The solution: mb_substr() to the rescue:
To avoid problems like this, it is recommended to use the mb_substr() function instead of substr(). "mb" stands for multibyte and this function is specifically designed to work with Unicode character encoding, such as UTF-8. By using mb_substr(), we can ensure that special characters at the end of a string are not damaged or replaced with question marks.

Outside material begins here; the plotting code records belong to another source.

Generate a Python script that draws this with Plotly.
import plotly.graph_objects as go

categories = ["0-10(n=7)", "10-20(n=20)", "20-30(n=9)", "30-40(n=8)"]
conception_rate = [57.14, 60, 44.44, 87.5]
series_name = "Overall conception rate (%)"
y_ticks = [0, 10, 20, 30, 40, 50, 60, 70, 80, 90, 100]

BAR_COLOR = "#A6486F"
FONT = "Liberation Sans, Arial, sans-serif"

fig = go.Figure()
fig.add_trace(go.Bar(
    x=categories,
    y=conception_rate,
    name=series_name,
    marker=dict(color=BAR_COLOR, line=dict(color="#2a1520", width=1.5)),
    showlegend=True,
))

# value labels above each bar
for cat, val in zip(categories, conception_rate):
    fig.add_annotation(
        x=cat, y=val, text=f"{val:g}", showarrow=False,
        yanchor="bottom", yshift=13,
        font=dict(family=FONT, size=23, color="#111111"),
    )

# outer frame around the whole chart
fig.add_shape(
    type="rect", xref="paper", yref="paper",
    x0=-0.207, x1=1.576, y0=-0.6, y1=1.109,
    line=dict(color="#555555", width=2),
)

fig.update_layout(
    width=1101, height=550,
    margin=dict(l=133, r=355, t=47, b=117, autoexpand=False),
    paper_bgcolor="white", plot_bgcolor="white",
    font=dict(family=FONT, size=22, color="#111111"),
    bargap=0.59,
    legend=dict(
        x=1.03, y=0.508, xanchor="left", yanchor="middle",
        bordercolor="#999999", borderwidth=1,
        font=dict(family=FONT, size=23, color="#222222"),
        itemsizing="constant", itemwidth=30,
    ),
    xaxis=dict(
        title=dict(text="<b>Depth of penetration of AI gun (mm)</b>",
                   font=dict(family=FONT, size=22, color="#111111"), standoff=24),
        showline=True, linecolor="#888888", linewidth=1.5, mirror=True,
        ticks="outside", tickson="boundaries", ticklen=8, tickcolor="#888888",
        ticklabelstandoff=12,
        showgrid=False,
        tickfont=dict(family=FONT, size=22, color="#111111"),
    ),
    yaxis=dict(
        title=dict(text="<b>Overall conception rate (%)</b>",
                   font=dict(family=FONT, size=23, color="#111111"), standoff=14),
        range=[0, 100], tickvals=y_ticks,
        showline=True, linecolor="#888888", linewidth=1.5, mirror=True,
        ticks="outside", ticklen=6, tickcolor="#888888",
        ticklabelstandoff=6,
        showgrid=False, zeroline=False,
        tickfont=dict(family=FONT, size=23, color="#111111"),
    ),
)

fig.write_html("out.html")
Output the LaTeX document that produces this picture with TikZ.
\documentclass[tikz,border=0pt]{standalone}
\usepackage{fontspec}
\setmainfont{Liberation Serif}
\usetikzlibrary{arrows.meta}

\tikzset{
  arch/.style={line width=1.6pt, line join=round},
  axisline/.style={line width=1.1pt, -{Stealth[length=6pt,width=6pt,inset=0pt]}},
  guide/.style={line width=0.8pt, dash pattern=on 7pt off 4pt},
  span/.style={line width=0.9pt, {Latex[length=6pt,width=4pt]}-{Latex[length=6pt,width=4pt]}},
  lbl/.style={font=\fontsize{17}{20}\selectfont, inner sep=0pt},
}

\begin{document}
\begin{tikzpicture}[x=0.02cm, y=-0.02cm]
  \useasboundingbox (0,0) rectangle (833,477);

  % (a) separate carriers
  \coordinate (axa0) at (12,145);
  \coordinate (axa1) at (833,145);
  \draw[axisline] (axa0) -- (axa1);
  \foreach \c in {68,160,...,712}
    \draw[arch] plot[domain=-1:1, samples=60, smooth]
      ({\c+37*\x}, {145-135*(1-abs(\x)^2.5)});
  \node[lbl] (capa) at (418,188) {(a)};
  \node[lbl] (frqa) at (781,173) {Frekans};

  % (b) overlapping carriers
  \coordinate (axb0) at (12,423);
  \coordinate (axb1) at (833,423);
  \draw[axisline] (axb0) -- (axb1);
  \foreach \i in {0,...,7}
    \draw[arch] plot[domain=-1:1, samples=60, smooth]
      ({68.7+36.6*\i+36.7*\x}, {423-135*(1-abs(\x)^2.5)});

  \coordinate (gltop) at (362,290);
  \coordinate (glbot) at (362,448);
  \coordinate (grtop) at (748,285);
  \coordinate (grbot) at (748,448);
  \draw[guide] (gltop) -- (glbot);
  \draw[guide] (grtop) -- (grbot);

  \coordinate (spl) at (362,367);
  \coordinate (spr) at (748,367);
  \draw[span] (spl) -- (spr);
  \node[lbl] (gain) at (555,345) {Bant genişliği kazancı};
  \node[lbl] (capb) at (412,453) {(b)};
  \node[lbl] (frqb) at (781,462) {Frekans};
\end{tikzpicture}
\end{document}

Example of correct use of mb_substr():
Here's an example of how you can use mb_substr() to truncate a string without losing special characters:
$text = "This is a string with special characters: ÆØÅ";
$trimmedText = mb_substr($text, 0, 10);
echo $trimmedText;
In this example, we use mb_substr() to truncate the $text string to the first 10 characters. The result will be "This is a", with the special characters "ÆØÅ" preserved correctly.
Conclusion:
When working with text manipulation in PHP and encountering special characters at the end of a string, it's important to be aware of the potential problems with the substr() function. By switching to mb_substr(), you can avoid losing special characters and ensure proper handling of Unicode character encoding such as UTF-8.
Using mb_substr() ensures that special characters are preserved correctly and remain unchanged after text manipulation in PHP.